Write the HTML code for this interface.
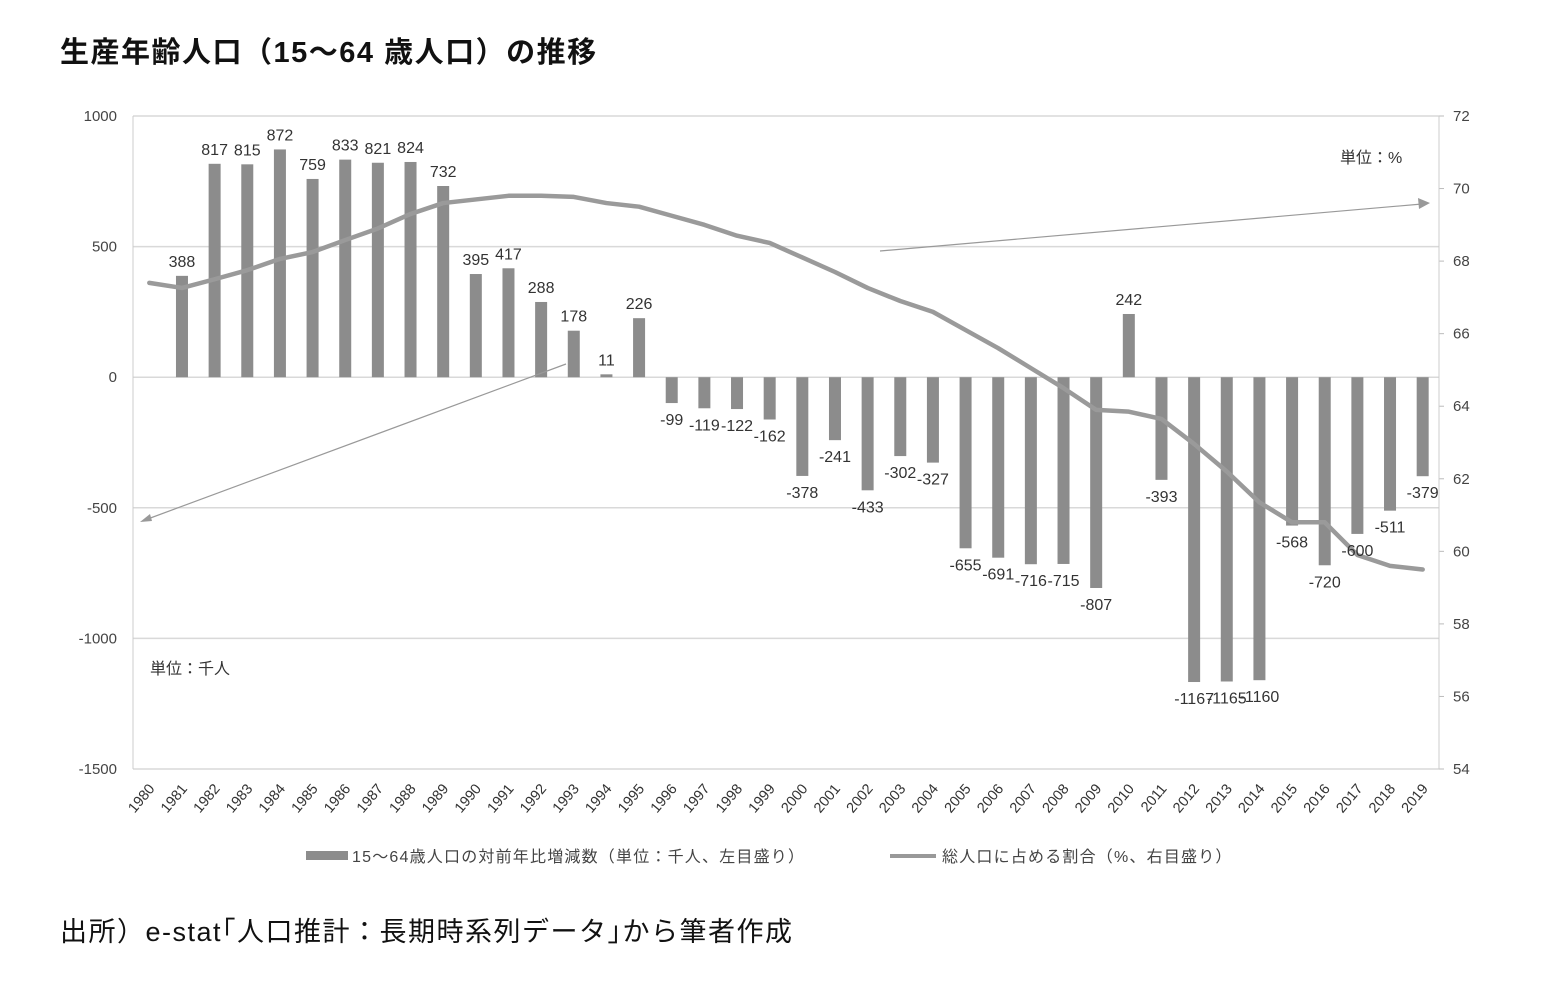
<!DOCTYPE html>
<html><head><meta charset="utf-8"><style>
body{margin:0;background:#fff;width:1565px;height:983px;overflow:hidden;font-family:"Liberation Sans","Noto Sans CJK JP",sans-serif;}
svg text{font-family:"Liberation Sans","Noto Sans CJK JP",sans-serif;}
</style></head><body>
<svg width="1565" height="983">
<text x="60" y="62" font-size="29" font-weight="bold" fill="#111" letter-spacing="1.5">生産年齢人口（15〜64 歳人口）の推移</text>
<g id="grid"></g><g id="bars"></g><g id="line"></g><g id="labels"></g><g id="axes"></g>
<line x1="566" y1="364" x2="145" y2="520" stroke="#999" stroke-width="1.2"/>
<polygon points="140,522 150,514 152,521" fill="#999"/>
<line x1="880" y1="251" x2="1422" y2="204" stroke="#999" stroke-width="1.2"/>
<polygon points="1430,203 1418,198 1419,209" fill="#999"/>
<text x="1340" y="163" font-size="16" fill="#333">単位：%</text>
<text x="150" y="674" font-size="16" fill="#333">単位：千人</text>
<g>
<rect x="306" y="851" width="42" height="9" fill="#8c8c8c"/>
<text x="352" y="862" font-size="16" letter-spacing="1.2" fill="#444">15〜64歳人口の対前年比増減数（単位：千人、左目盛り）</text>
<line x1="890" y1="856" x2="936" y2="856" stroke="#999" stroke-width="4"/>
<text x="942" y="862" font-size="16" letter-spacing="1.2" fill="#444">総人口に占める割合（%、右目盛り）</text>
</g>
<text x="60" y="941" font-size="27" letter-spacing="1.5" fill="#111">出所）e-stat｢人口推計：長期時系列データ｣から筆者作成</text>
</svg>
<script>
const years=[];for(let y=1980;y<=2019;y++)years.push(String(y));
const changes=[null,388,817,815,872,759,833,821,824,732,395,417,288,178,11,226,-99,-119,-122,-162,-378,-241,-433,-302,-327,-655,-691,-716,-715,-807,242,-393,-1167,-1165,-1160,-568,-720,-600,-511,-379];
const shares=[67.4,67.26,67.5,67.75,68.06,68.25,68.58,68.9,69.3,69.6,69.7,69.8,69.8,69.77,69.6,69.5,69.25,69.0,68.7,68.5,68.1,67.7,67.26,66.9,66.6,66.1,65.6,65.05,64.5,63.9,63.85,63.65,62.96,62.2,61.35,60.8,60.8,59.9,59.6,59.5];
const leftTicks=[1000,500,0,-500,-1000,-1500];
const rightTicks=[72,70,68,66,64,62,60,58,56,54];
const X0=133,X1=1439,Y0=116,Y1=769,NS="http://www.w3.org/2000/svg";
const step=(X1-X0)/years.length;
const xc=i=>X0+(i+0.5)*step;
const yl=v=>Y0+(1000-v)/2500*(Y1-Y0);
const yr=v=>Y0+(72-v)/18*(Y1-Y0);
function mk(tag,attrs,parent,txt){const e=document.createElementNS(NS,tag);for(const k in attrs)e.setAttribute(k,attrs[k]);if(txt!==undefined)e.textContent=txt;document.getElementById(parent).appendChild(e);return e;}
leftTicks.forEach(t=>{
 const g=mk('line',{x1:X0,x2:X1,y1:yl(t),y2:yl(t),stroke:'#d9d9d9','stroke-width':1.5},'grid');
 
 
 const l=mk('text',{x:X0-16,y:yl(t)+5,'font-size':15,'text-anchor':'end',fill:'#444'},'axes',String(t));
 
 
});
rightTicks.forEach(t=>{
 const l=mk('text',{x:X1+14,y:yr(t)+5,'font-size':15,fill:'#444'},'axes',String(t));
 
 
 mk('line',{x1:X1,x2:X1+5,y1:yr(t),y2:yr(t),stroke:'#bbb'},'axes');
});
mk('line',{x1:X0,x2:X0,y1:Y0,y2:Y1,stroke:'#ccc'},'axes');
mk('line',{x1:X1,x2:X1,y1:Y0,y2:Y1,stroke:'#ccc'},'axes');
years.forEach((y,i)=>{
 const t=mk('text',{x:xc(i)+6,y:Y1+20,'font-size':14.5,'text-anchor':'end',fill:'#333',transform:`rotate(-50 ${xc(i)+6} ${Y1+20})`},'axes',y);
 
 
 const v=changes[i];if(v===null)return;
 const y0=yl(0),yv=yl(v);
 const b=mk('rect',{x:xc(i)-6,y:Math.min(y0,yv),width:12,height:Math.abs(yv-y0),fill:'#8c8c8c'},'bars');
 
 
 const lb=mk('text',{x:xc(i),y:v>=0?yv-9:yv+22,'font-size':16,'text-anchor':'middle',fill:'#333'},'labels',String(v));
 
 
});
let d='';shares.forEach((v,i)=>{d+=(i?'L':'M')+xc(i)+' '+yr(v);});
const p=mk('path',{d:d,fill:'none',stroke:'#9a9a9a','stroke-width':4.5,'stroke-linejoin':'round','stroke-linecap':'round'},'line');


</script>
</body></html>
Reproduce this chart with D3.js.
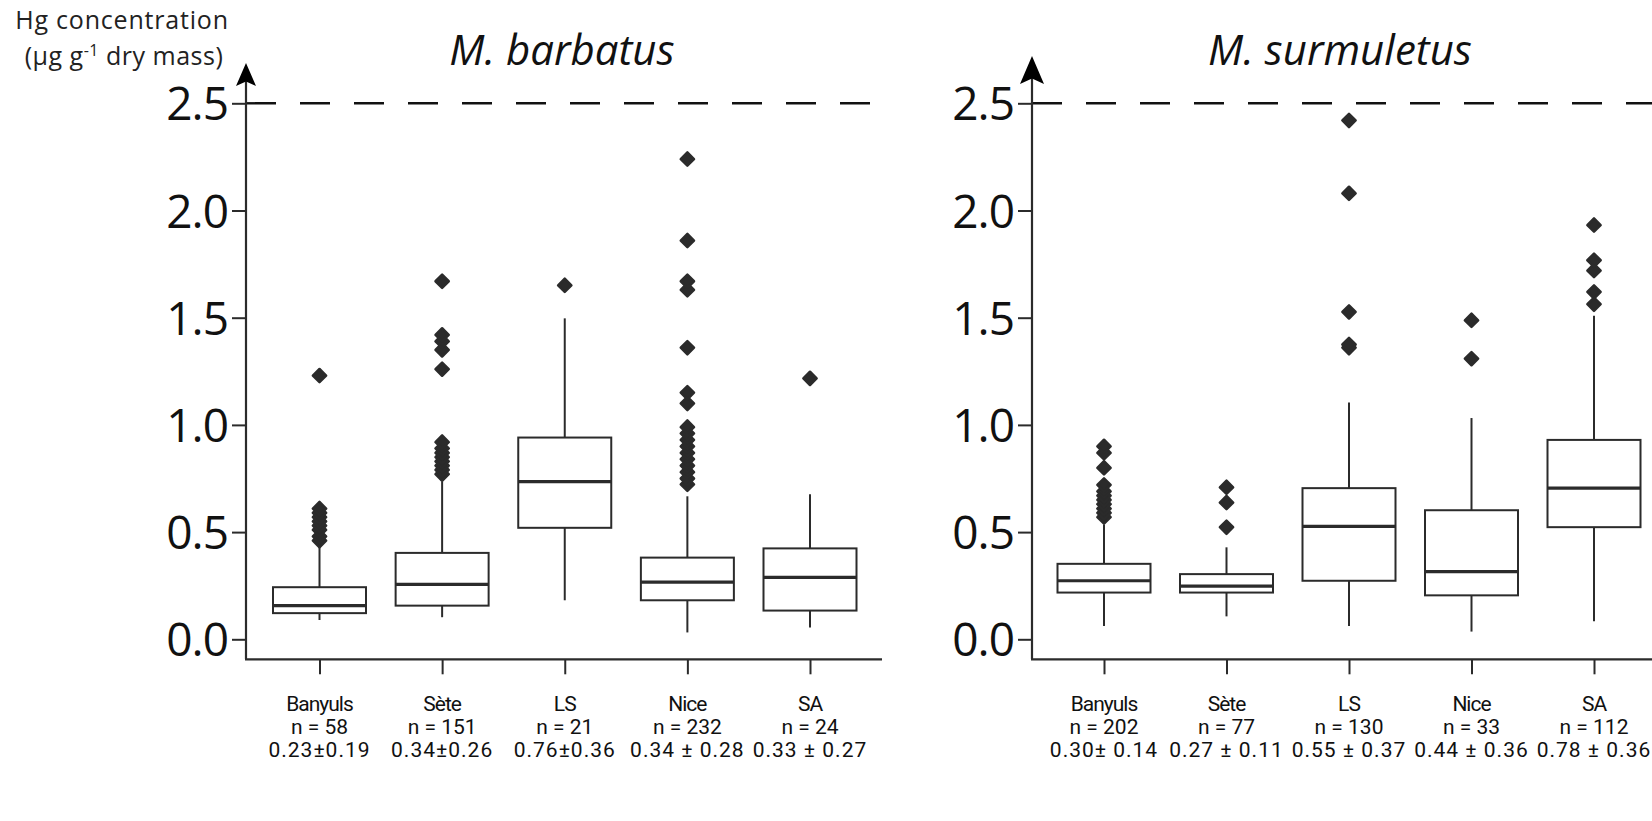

## REQUIRED TASK
Copy all the data exactly as written, but skip any picture.

## ANSWER TO THIS PROBLEM
Write the HTML code for this interface.
<!DOCTYPE html>
<html><head><meta charset="utf-8"><style>
body{margin:0;background:#fff;width:1565px;height:983px;overflow:hidden;font-family:"Liberation Sans","Noto Sans CJK JP",sans-serif;}
svg text{font-family:"Liberation Sans","Noto Sans CJK JP",sans-serif;}
</style></head><body>
<svg width="1565" height="983">
<text x="60" y="62" font-size="29" font-weight="bold" fill="#111" letter-spacing="1.5">生産年齢人口（15〜64 歳人口）の推移</text>
<g id="grid"></g><g id="bars"></g><g id="line"></g><g id="labels"></g><g id="axes"></g>
<line x1="566" y1="364" x2="145" y2="520" stroke="#999" stroke-width="1.2"/>
<polygon points="140,522 150,514 152,521" fill="#999"/>
<line x1="880" y1="251" x2="1422" y2="204" stroke="#999" stroke-width="1.2"/>
<polygon points="1430,203 1418,198 1419,209" fill="#999"/>
<text x="1340" y="163" font-size="16" fill="#333">単位：%</text>
<text x="150" y="674" font-size="16" fill="#333">単位：千人</text>
<g>
<rect x="306" y="851" width="42" height="9" fill="#8c8c8c"/>
<text x="352" y="862" font-size="16" letter-spacing="1.2" fill="#444">15〜64歳人口の対前年比増減数（単位：千人、左目盛り）</text>
<line x1="890" y1="856" x2="936" y2="856" stroke="#999" stroke-width="4"/>
<text x="942" y="862" font-size="16" letter-spacing="1.2" fill="#444">総人口に占める割合（%、右目盛り）</text>
</g>
<text x="60" y="941" font-size="27" letter-spacing="1.5" fill="#111">出所）e-stat｢人口推計：長期時系列データ｣から筆者作成</text>
</svg>
<script>
const years=[];for(let y=1980;y<=2019;y++)years.push(String(y));
const changes=[null,388,817,815,872,759,833,821,824,732,395,417,288,178,11,226,-99,-119,-122,-162,-378,-241,-433,-302,-327,-655,-691,-716,-715,-807,242,-393,-1167,-1165,-1160,-568,-720,-600,-511,-379];
const shares=[67.4,67.26,67.5,67.75,68.06,68.25,68.58,68.9,69.3,69.6,69.7,69.8,69.8,69.77,69.6,69.5,69.25,69.0,68.7,68.5,68.1,67.7,67.26,66.9,66.6,66.1,65.6,65.05,64.5,63.9,63.85,63.65,62.96,62.2,61.35,60.8,60.8,59.9,59.6,59.5];
const leftTicks=[1000,500,0,-500,-1000,-1500];
const rightTicks=[72,70,68,66,64,62,60,58,56,54];
const X0=133,X1=1439,Y0=116,Y1=769,NS="http://www.w3.org/2000/svg";
const step=(X1-X0)/years.length;
const xc=i=>X0+(i+0.5)*step;
const yl=v=>Y0+(1000-v)/2500*(Y1-Y0);
const yr=v=>Y0+(72-v)/18*(Y1-Y0);
function mk(tag,attrs,parent,txt){const e=document.createElementNS(NS,tag);for(const k in attrs)e.setAttribute(k,attrs[k]);if(txt!==undefined)e.textContent=txt;document.getElementById(parent).appendChild(e);return e;}
leftTicks.forEach(t=>{
 const g=mk('line',{x1:X0,x2:X1,y1:yl(t),y2:yl(t),stroke:'#d9d9d9','stroke-width':1.5},'grid');
 
 
 const l=mk('text',{x:X0-16,y:yl(t)+5,'font-size':15,'text-anchor':'end',fill:'#444'},'axes',String(t));
 
 
});
rightTicks.forEach(t=>{
 const l=mk('text',{x:X1+14,y:yr(t)+5,'font-size':15,fill:'#444'},'axes',String(t));
 
 
 mk('line',{x1:X1,x2:X1+5,y1:yr(t),y2:yr(t),stroke:'#bbb'},'axes');
});
mk('line',{x1:X0,x2:X0,y1:Y0,y2:Y1,stroke:'#ccc'},'axes');
mk('line',{x1:X1,x2:X1,y1:Y0,y2:Y1,stroke:'#ccc'},'axes');
years.forEach((y,i)=>{
 const t=mk('text',{x:xc(i)+6,y:Y1+20,'font-size':14.5,'text-anchor':'end',fill:'#333',transform:`rotate(-50 ${xc(i)+6} ${Y1+20})`},'axes',y);
 
 
 const v=changes[i];if(v===null)return;
 const y0=yl(0),yv=yl(v);
 const b=mk('rect',{x:xc(i)-6,y:Math.min(y0,yv),width:12,height:Math.abs(yv-y0),fill:'#8c8c8c'},'bars');
 
 
 const lb=mk('text',{x:xc(i),y:v>=0?yv-9:yv+22,'font-size':16,'text-anchor':'middle',fill:'#333'},'labels',String(v));
 
 
});
let d='';shares.forEach((v,i)=>{d+=(i?'L':'M')+xc(i)+' '+yr(v);});
const p=mk('path',{d:d,fill:'none',stroke:'#9a9a9a','stroke-width':4.5,'stroke-linejoin':'round','stroke-linecap':'round'},'line');


</script>
</body></html>
Reproduce this chart with D3.js.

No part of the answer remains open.